New Tool Helps Seafood Industry Identify NOAA Trade Requirements
December 10, 2020
Content courtesy of NOAA
NOAA’s trade monitoring programs help ensure imported seafood is caught and imported legally. They have launched a new seafood import export tool.
NOAA Fisheries has launched a new online tool to help seafood traders easily identify our import and export monitoring requirements for their products. The Seafood Import and Export Tool walks users through a handful of questions about the products they wish to trade. Users walk away confident that they know which NOAA trade monitoring programs they must comply with for their specific seafood products.
More than 85 percent of the seafood consumed in the United States is imported or re-imported after going overseas for processing. NOAA Fisheries oversees four trade monitoring programs that establish reporting and recordkeeping requirements for products entering and leaving U.S. markets. Together, these programs help safeguard the national economy, global food security, and the sustainability of our shared ocean resources.
The largest program is the Seafood Import Monitoring Program. Launched in 2018, SIMP focuses on 13 species and species groups identified as vulnerable to illegal, unreported, and unregulated fishing or seafood fraud.
The other three programs are more narrowly focused. The Tuna Tracking and Verification Program monitors domestic cannery production and importation of all frozen and processed tuna products nationwide. It is the only U.S. program that can legally authenticate claims that a product is “dolphin safe.”
The Atlantic Highly Migratory Species International Trade Program establishes requirements for imports of highly migratory fish caught in the Atlantic, Pacific, and Indian Oceans. It also implements traceability requirements set by international organizations that manage shared fisheries. And the Antarctic Marine Living Resources program monitors the trade of Antarctic krill and toothfish—commonly known as Chilean sea bass—to ensure regional conservation measures are followed. Both of these programs also set export requirements for some products.
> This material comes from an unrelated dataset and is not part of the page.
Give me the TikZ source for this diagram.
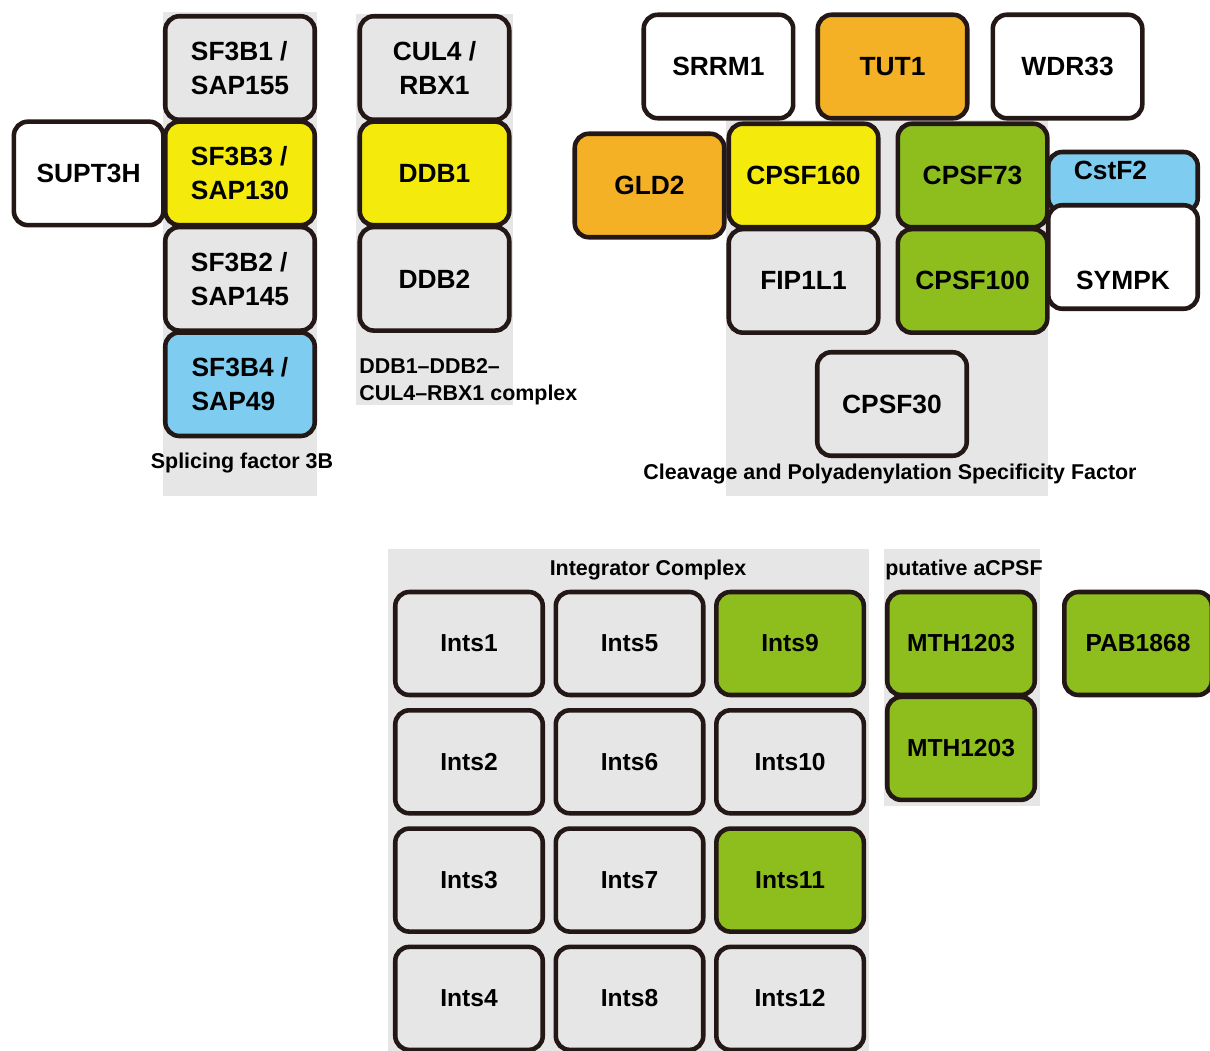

The data from all four programs is submitted through the International Trade Data System, the U.S. government’s single trade data portal. This system allows us to trace species and products monitored by our programs back to the point of harvest or production. That in turn makes it possible to verify the product was lawfully harvested or produced. Providing additional support to seafood dealers to meet our requirements helps ensure our seafood is caught and imported legally.